珍しい雪の針状結晶=北極上空からの「手紙」 2024年09月20日 06時00分
【みらい船上・時事】北極航海中の海洋地球研究船「みらい」で18日、変わった雪の結晶が見られた。六角形の結晶がよく知られるが、甲板上に落ちてきたのは針状の結晶。「これは珍しい」と乗船している研究者らも写真を撮っていた。
ちらほらと雪が降り始めたのは、海氷下を観測する無人潜水艇の運航実験中。軽く、さらさらした雪だ。鼻先をかすめると、羽毛でなでられたかのようにくすぐったい。甲板に落ちた雪の結晶は、肉眼でも六角形ではなく、針状だと分かる。
乗船する日本海洋事業の吉田一穂・観測技術員は「雲の中の水蒸気が微細なちりなどを芯として氷晶(氷の結晶)となり、さらに周囲の水蒸気を取り込むことで雪の結晶ができる」と説明。「気温と水蒸気量が一定条件を満たすと針状結晶になり、風が弱いと結晶が結合したり壊れたりすることなく降ってくる」と話す。

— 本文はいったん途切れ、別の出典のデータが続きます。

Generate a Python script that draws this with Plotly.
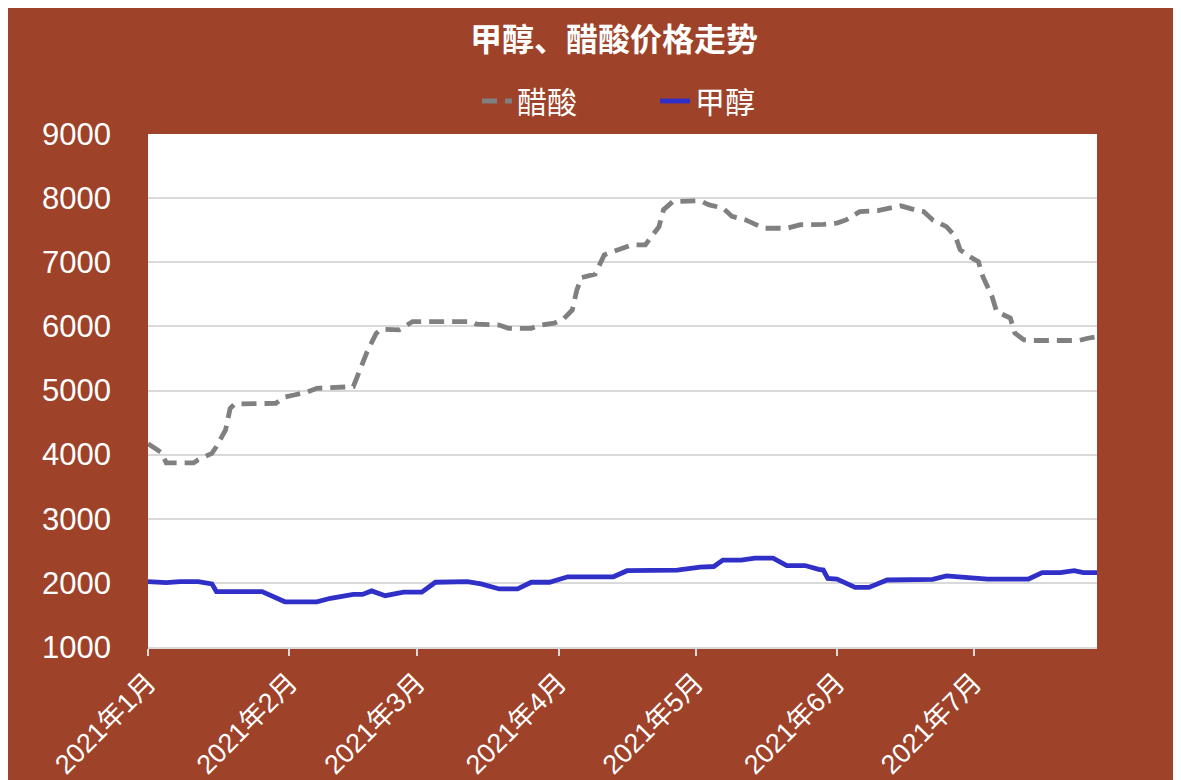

「雪は天から送られた手紙」。世界で初めて人工雪を作った石川県出身の物理学者、中谷宇吉郎氏が残した言葉のように、雪の結晶を見ると上空の気象状況が推定できるという。
みらいが停泊していた海域は北緯約76度、西経約166度で気温はマイナス3度前後。低い雪雲があった上空の気温がマイナス7度くらいで、ちょうど針状結晶ができる温度だった。